The story follows Carina Smyth as she attempts to discover her father through following his diary. This, of course, brings her path across that of Captain Jack Sparrow. Smyth is an astronomer and horologist. Because she’s female and this is the eighteenth century, she’s labeled a witch. Both the proximate and ultimate cause of the accusation is her gender. Although she proves to be the real hero of the film, the men can’t help thinking she’s a witch although she’s using science to find answers. In fact, if a male astronomer did the same things she did, there’d be no story here. This is a post-Galileo world. It’s also post-Salem. We don’t watch these films for history, of course, but it is true that although the witchcraft trials ended at the turn of that century, the accusations continued for some time after. The woman of science is a threat to the male establishment. She alone, however, discerns the truth.
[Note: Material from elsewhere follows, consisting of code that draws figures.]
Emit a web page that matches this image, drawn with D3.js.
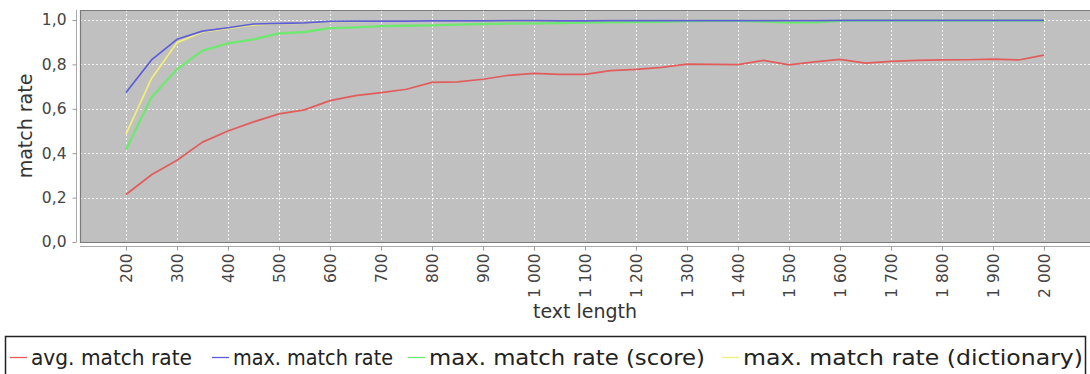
<!DOCTYPE html>
<html>
<head>
<meta charset="utf-8">
<script src="https://cdn.jsdelivr.net/npm/d3@7"></script>
<style>
  body { margin: 0; background: #fff; }
  svg { display: block; }
  text { font-family: "DejaVu Sans", sans-serif; }
</style>
</head>
<body>
<svg id="chart" width="1090" height="374"></svg>
<script>
// Text lengths (x) and match rates for each series
const textLength = [200, 250, 300, 350, 400, 450, 500, 550, 600, 650, 700, 750, 800, 850, 900, 950,
  1000, 1050, 1100, 1150, 1200, 1250, 1300, 1350, 1400, 1450, 1500, 1550, 1600, 1650, 1700, 1750,
  1800, 1850, 1900, 1950, 2000];

const avgMatchRate = [0.214, 0.303, 0.368, 0.450, 0.500, 0.541, 0.577, 0.595, 0.637, 0.659, 0.673,
  0.688, 0.719, 0.721, 0.733, 0.751, 0.760, 0.755, 0.755, 0.772, 0.778, 0.787, 0.801, 0.800, 0.799,
  0.818, 0.798, 0.811, 0.823, 0.806, 0.814, 0.818, 0.820, 0.821, 0.824, 0.820, 0.842];

const maxMatchRate = [0.673, 0.820, 0.913, 0.950, 0.965, 0.982, 0.985, 0.987, 0.994, 0.995, 0.995,
  0.995, 0.996, 0.996, 0.996, 0.997, 0.997, 0.996, 0.996, 0.997, 0.997, 0.997, 0.997, 0.997, 0.997,
  0.997, 0.997, 0.997, 0.998, 0.998, 0.998, 0.998, 0.998, 0.998, 0.998, 0.998, 0.998];

const maxMatchRateScore = [0.417, 0.652, 0.778, 0.862, 0.895, 0.913, 0.940, 0.946, 0.963, 0.967, 0.972,
  0.974, 0.976, 0.979, 0.982, 0.984, 0.985, 0.986, 0.988, 0.989, 0.990, 0.992, 0.995, 0.996, 0.996,
  0.993, 0.988, 0.989, 0.996, 0.997, 0.997, 0.997, 0.997, 0.997, 0.997, 0.997, 0.997];

const maxMatchRateDictionary = [0.486, 0.737, 0.898, 0.946, 0.962, 0.978, 0.983, 0.986, 0.992, 0.994, 0.995,
  0.995, 0.996, 0.996, 0.996, 0.997, 0.997, 0.996, 0.996, 0.997, 0.997, 0.997, 0.997, 0.997, 0.997,
  0.997, 0.997, 0.997, 0.998, 0.998, 0.998, 0.998, 0.998, 0.998, 0.998, 0.998, 0.998];

const seriesNames = ["avg. match rate", "max. match rate", "max. match rate (score)", "max. match rate (dictionary)"];
const seriesColors = ["#e25c5c", "#5c5cdc", "#6ee86e", "#f2ee78"];

const xTicks = [200, 300, 400, 500, 600, 700, 800, 900, 1000, 1100, 1200, 1300, 1400, 1500, 1600, 1700, 1800, 1900, 2000];
const xTickLabels = ["200", "300", "400", "500", "600", "700", "800", "900", "1 000", "1 100", "1 200",
  "1 300", "1 400", "1 500", "1 600", "1 700", "1 800", "1 900", "2 000"];
const yTicks = [0, 0.2, 0.4, 0.6, 0.8, 1.0];
const yTickLabels = ["0,0", "0,2", "0,4", "0,6", "0,8", "1,0"];

const xTitle = "text length";
const yTitle = "match rate";

// Layout
const plot = { left: 80, right: 1090, top: 10, bottom: 242 };
const svg = d3.select("#chart");

const x = d3.scaleLinear().domain([200, 2000]).range([126, 1044]);
const y = d3.scaleLinear().domain([0, 1]).range([242, 20]);

// Plot background
svg.append("rect")
  .attr("x", plot.left).attr("y", plot.top)
  .attr("width", plot.right - plot.left).attr("height", plot.bottom - plot.top)
  .attr("fill", "#c0c0c0");

// Gridlines
const grid = svg.append("g").attr("stroke", "#ffffff").attr("stroke-width", 1)
  .attr("stroke-dasharray", "2,2").attr("opacity", 0.85);
grid.selectAll("line.v").data(xTicks).join("line")
  .attr("class", "v")
  .attr("x1", d => Math.round(x(d)) + 0.5).attr("x2", d => Math.round(x(d)) + 0.5)
  .attr("y1", plot.top).attr("y2", plot.bottom);
grid.selectAll("line.h").data(yTicks.filter(d => d > 0)).join("line")
  .attr("class", "h")
  .attr("x1", plot.left).attr("x2", plot.right)
  .attr("y1", d => Math.round(y(d)) + 0.5).attr("y2", d => Math.round(y(d)) + 0.5);

// Series lines, drawn last-to-first so the first series sits on top
const series = [avgMatchRate, maxMatchRate, maxMatchRateScore, maxMatchRateDictionary];
const line = d3.line().x((d, i) => x(textLength[i])).y(d => y(d));
const widths = [1.7, 1.7, 2.3, 1.7];
for (let s = series.length - 1; s >= 0; s--) {
  svg.append("path")
    .datum(series[s])
    .attr("fill", "none")
    .attr("stroke", seriesColors[s])
    .attr("stroke-width", widths[s])
    .attr("stroke-linejoin", "round")
    .attr("d", line);
}

// Plot outline
svg.append("path")
  .attr("d", `M${plot.right},${plot.top + 0.5}H${plot.left + 0.5}V${plot.bottom + 0.5}H${plot.right}`)
  .attr("fill", "none").attr("stroke", "#7a7a7a").attr("stroke-width", 1.2);

// Y axis
const yAxis = d3.axisLeft(y).tickValues(yTicks)
  .tickFormat((d, i) => yTickLabels[i]).tickSize(4).tickPadding(6);
const gy = svg.append("g").attr("transform", "translate(76.5,0)").call(yAxis);
gy.select(".domain").attr("stroke", "#a8a8a8").attr("d", `M-0,${plot.top}V${plot.bottom}`);
gy.selectAll(".tick line").attr("stroke", "#999");
gy.selectAll(".tick text").attr("font-size", 15.5).attr("fill", "#444")
  .attr("font-family", "DejaVu Sans, sans-serif");

// X axis
const xAxis = d3.axisBottom(x).tickValues(xTicks)
  .tickFormat((d, i) => xTickLabels[i]).tickSize(4).tickPadding(0);
const gx = svg.append("g").attr("transform", "translate(0,246.5)").call(xAxis);
gx.select(".domain").attr("stroke", "#a8a8a8").attr("d", `M${plot.left},0H${plot.right}`);
gx.selectAll(".tick line").attr("stroke", "#999");
gx.selectAll(".tick text")
  .attr("font-size", 15.5).attr("fill", "#444")
  .attr("font-family", "DejaVu Sans, sans-serif")
  .attr("text-anchor", "end")
  .attr("transform", "rotate(-90)")
  .attr("x", -7).attr("y", 0).attr("dy", "0.35em");

// Axis titles
svg.append("text")
  .attr("x", (plot.left + plot.right) / 2).attr("y", 318)
  .attr("text-anchor", "middle").attr("font-size", 19).attr("fill", "#333")
  .text(xTitle);
svg.append("text")
  .attr("transform", `translate(32,${(plot.top + plot.bottom) / 2}) rotate(-90)`)
  .attr("text-anchor", "middle").attr("font-size", 19).attr("fill", "#333")
  .text(yTitle);

// Legend: box, then a short line sample and label per series
svg.append("rect")
  .attr("x", 5.5).attr("y", 336.5).attr("width", 1080).attr("height", 60)
  .attr("fill", "#fff").attr("stroke", "#222").attr("stroke-width", 1.5);
const legendX = [10, 212, 408, 722];
const legendTextWidth = [161, 160, 276, 340];
seriesNames.forEach((name, i) => {
  svg.append("line")
    .attr("x1", legendX[i]).attr("x2", legendX[i] + 17).attr("y1", 357.5).attr("y2", 357.5)
    .attr("stroke", seriesColors[i]).attr("stroke-width", 1.3);
  svg.append("text")
    .attr("x", legendX[i] + 21).attr("y", 364.5)
    .attr("font-size", 20.5).attr("fill", "#222")
    .attr("textLength", legendTextWidth[i]).attr("lengthAdjust", "spacingAndGlyphs")
    .text(name);
});
</script>
</body>
</html>
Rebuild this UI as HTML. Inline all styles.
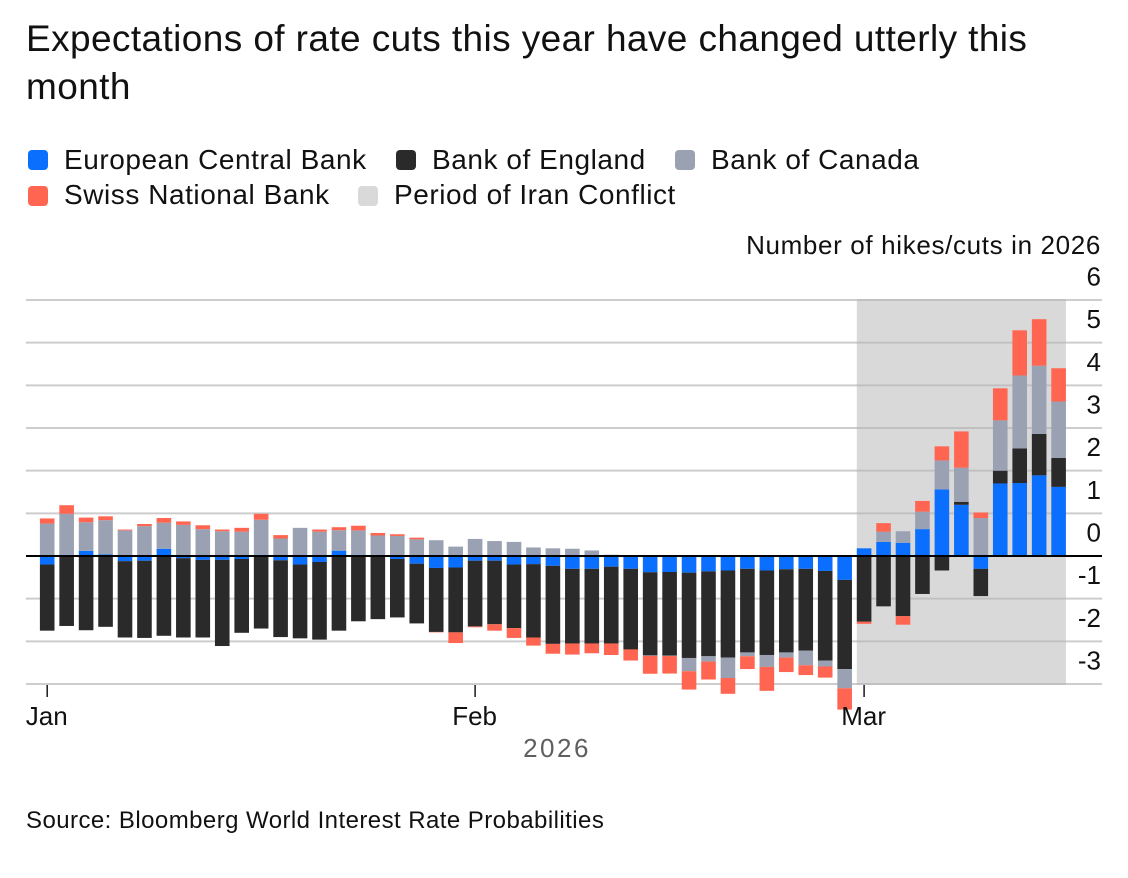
<!DOCTYPE html>
<html lang="en">
<head>
<meta charset="utf-8">
<title>Expectations of rate cuts</title>
<style>
html,body{margin:0;padding:0;background:#fff;width:1128px;height:878px;overflow:hidden;font-family:"Liberation Sans",Arial,sans-serif;color:#111}
#stage{position:relative;width:1128px;height:878px}
.abs{position:absolute;white-space:nowrap}
#title{left:26px;top:15px;font-size:37px;line-height:48px;letter-spacing:.4px;color:#111}
.leg{font-size:28px;line-height:36px;letter-spacing:.55px;color:#111}
.sw{position:absolute;width:20px;height:20px;border-radius:4px}
#source{left:26px;top:806px;font-size:24px;line-height:30px;letter-spacing:.44px;color:#111}
svg{position:absolute;left:0;top:0}
svg text{font-family:"Liberation Sans",Arial,sans-serif}
</style>
</head>
<body>
<div id="stage">
  <div id="title" class="abs">Expectations of rate cuts this year have changed utterly this<br>month</div>

  <div class="sw" style="left:28px;top:150px;background:#0a6fff"></div>
  <div class="abs leg" style="left:64px;top:142px">European Central Bank</div>
  <div class="sw" style="left:396px;top:150px;background:#2a2a2a"></div>
  <div class="abs leg" style="left:432px;top:142px">Bank of England</div>
  <div class="sw" style="left:675px;top:150px;background:#99a1b3"></div>
  <div class="abs leg" style="left:711px;top:142px">Bank of Canada</div>
  <div class="sw" style="left:28px;top:186px;background:#ff6550"></div>
  <div class="abs leg" style="left:64px;top:177px">Swiss National Bank</div>
  <div class="sw" style="left:358px;top:186px;background:#d9d9d9"></div>
  <div class="abs leg" style="left:394px;top:177px">Period of Iran Conflict</div>

  <svg id="chart" width="1128" height="878" viewBox="0 0 1128 878"></svg>

  <div id="source" class="abs">Source: Bloomberg World Interest Rate Probabilities</div>
</div>

<script>
const categories = [
  "2026-01-01","2026-01-02",
  "2026-01-05","2026-01-06","2026-01-07","2026-01-08","2026-01-09",
  "2026-01-12","2026-01-13","2026-01-14","2026-01-15","2026-01-16",
  "2026-01-19","2026-01-20","2026-01-21","2026-01-22","2026-01-23",
  "2026-01-26","2026-01-27","2026-01-28","2026-01-29","2026-01-30",
  "2026-02-02","2026-02-03","2026-02-04","2026-02-05","2026-02-06",
  "2026-02-09","2026-02-10","2026-02-11","2026-02-12","2026-02-13",
  "2026-02-16","2026-02-17","2026-02-18","2026-02-19","2026-02-20",
  "2026-02-23","2026-02-24","2026-02-25","2026-02-26","2026-02-27",
  "2026-03-02","2026-03-03","2026-03-04","2026-03-05","2026-03-06",
  "2026-03-09","2026-03-10","2026-03-11","2026-03-12","2026-03-13",
  "2026-03-16"
];
const ecb = [
  -0.20,0.03,0.12,0.04,-0.12,-0.11,0.17,-0.05,-0.09,-0.09,-0.07,0.03,-0.10,-0.20,-0.14,
  0.125,0.03,-0.01,-0.07,-0.18,-0.28,-0.27,-0.11,-0.11,-0.20,-0.19,-0.23,-0.30,-0.30,
  -0.25,-0.30,-0.38,-0.375,-0.39,-0.36,-0.34,-0.30,-0.34,-0.31,-0.30,-0.35,-0.56,
  0.18,0.33,0.31,0.63,1.56,1.20,-0.30,1.70,1.71,1.89,1.62
];
const boe = [
  -1.55,-1.64,-1.74,-1.66,-1.79,-1.81,-1.87,-1.86,-1.82,-2.02,-1.73,-1.70,-1.80,-1.73,-1.82,
  -1.75,-1.53,-1.47,-1.37,-1.40,-1.50,-1.52,-1.54,-1.49,-1.49,-1.72,-1.83,-1.75,-1.75,
  -1.80,-1.89,-1.95,-1.96,-2.00,-1.99,-2.04,-1.96,-1.98,-1.95,-1.92,-2.10,-2.09,
  -1.54,-1.18,-1.41,-0.89,-0.34,0.07,-0.64,0.30,0.81,0.97,0.68
];
const boc = [
  0.76,0.96,0.67,0.80,0.60,0.70,0.61,0.73,0.63,0.58,0.57,0.82,0.41,0.66,0.57,
  0.48,0.57,0.48,0.47,0.39,0.37,0.22,0.40,0.35,0.33,0.20,0.18,0.17,0.13,
  0.03,0,-0.01,-0.01,-0.31,-0.125,-0.48,-0.09,-0.28,-0.12,-0.34,-0.14,-0.45,
  0,0.24,0.27,0.41,0.68,0.80,0.89,1.18,1.71,1.60,1.32
];
const snb = [
  0.12,0.20,0.11,0.09,0.02,0.05,0.11,0.08,0.09,0.04,0.09,0.14,0.08,0,0.05,
  0.07,0.11,0.06,0.04,0.04,-0.01,-0.25,-0.02,-0.15,-0.23,-0.19,-0.23,-0.26,-0.23,
  -0.27,-0.26,-0.42,-0.41,-0.43,-0.42,-0.37,-0.30,-0.56,-0.34,-0.23,-0.26,-0.50,
  -0.05,0.20,-0.20,0.25,0.33,0.85,0.13,0.75,1.06,1.09,0.78
];
const seriesNames = ["ecb","boe","boc","snb"];
const seriesColors = ["#0a6fff","#2a2a2a","#99a1b3","#ff6550"];
const yTicks = [6,5,4,3,2,1,0,-1,-2,-3];
const xTickDates = ["2026-01-01","2026-02-02","2026-03-02"];
const xTickLabels = ["Jan","Feb","Mar"];
const conflictStart = "2026-03-02";
const conflictEnd = "2026-03-16";

const NS = "http://www.w3.org/2000/svg";
const svg = document.getElementById("chart");
const plotTop = 300, plotBottom = 684, plotLeft = 26, plotRight = 1102;
const yMax = 6, yMin = -3;
const firstCenter = 47.2, step = 19.45, barWidth = 14.6;

function yScale(v){ return plotBottom - (v - yMin) / (yMax - yMin) * (plotBottom - plotTop); }
function xScale(date){ return firstCenter + categories.indexOf(date) * step; }
function make(tag, attrs, parent){
  const el = document.createElementNS(NS, tag);
  for (const k in attrs) el.setAttribute(k, attrs[k]);
  (parent || svg).appendChild(el);
  return el;
}

// gridlines and y tick labels
yTicks.forEach(function(t){
  if (t !== 0) {
    const g = make("line", {x1: plotLeft, x2: plotRight, y1: yScale(t), y2: yScale(t), stroke: "#cdcdcd", "stroke-width": 2});
    
    
  }
  const lab = make("text", {x: 1101, y: yScale(t) - 14.5, "text-anchor": "end", "font-size": 26, fill: "#111"});
  lab.textContent = String(t);
  
  
});

// conflict shading (translucent, so gridlines show through)
const shadeX = xScale(conflictStart) - barWidth / 2;
const shade = make("rect", {x: shadeX, y: plotTop - 1, width: xScale(conflictEnd) + barWidth / 2 - shadeX, height: plotBottom - plotTop + 2, fill: "#b3b3b3", "fill-opacity": 0.5});



// stacked bars
categories.forEach(function(date, i){
  let pos = 0, neg = 0;
  [ecb, boe, boc, snb].forEach(function(series, s){
    const v = series[i];
    if (!v) return;
    const start = v > 0 ? pos : neg;
    const end = start + v;
    if (v > 0) pos = end; else neg = end;
    const y0 = yScale(Math.max(start, end));
    const y1 = yScale(Math.min(start, end));
    const bar = make("rect", {x: xScale(date) - barWidth / 2, y: y0, width: barWidth, height: y1 - y0, fill: seriesColors[s]});
    
    
  });
});

// zero line
const zero = make("line", {x1: plotLeft, x2: plotRight, y1: yScale(0), y2: yScale(0), stroke: "#000", "stroke-width": 2});



// x ticks
xTickDates.forEach(function(d, i){
  const x = xScale(d);
  const tick = make("line", {x1: x, x2: x, y1: 685, y2: 697, stroke: "#1a1a1a", "stroke-width": 1.5});
  
  
  const lab = make("text", {x: x - 0.5, y: 725, "text-anchor": "middle", "font-size": 26, fill: "#111"});
  lab.textContent = xTickLabels[i];
  
  
});

// axis titles
const yTitle = make("text", {x: 1101, y: 254, "text-anchor": "end", "font-size": 26, "letter-spacing": 0.65, fill: "#111"});
yTitle.textContent = "Number of hikes/cuts in 2026";



const xTitle = make("text", {x: 557, y: 757, "text-anchor": "middle", "font-size": 26, "letter-spacing": 2.5, fill: "#5f5f5f"});
xTitle.textContent = "2026";


</script>
</body>
</html>
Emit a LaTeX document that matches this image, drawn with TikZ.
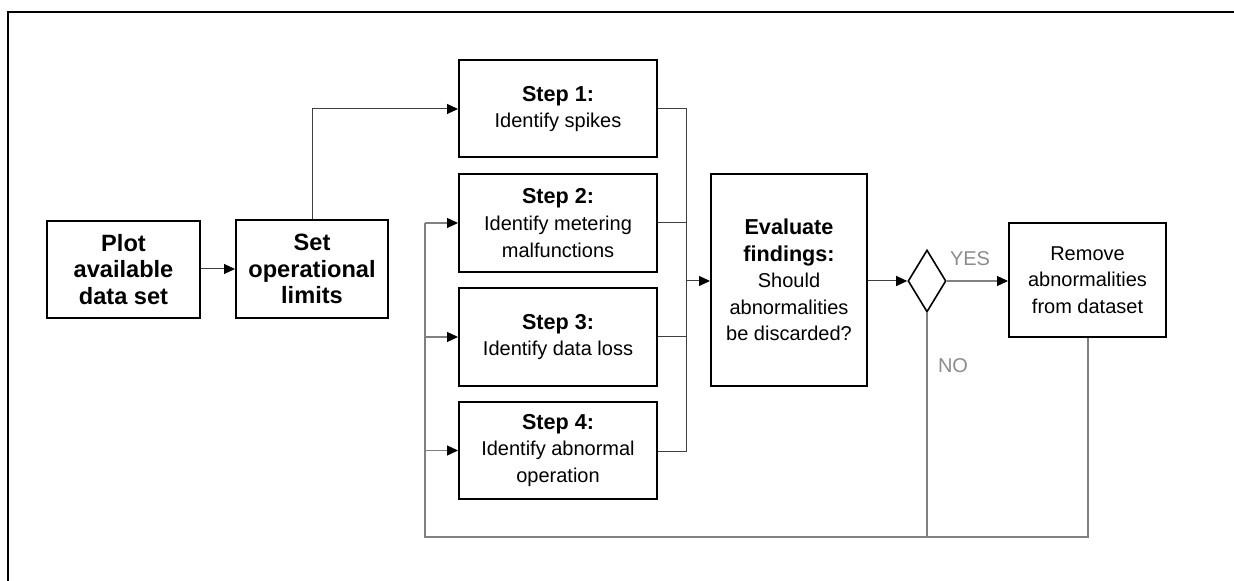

Swashbuckler cinema was a male invention. Still, even in the twenty-first century too much of it comes at the expense of women. Jack Sparrow’s famous compass, for example, is passed on to him aboard a ship called the “Wicked Wench.” Surely this is meant to be funny, but at whose expense? The other women in the movie hardly come off better. Shansa actually is a witch, working for the establishment. Beatrice Kelly, in Jack Sparrow’s noose wedding, is portrayed as an undesirable bride, purely for laughs. Disney is famous for its princesses, but also for its wicked women. Even the strong female characters such as Mulan, Moana, and Anna find themselves being helped to success by male characters. Obviously the genders do interact in real life, and as recent history has shown us, men will demonize women if it helps them get ahead. You might think a movie of anti-heroes, however, would show the most intelligent character receiving a bit more respect. Especially since she’s a woman in a pirate’s world.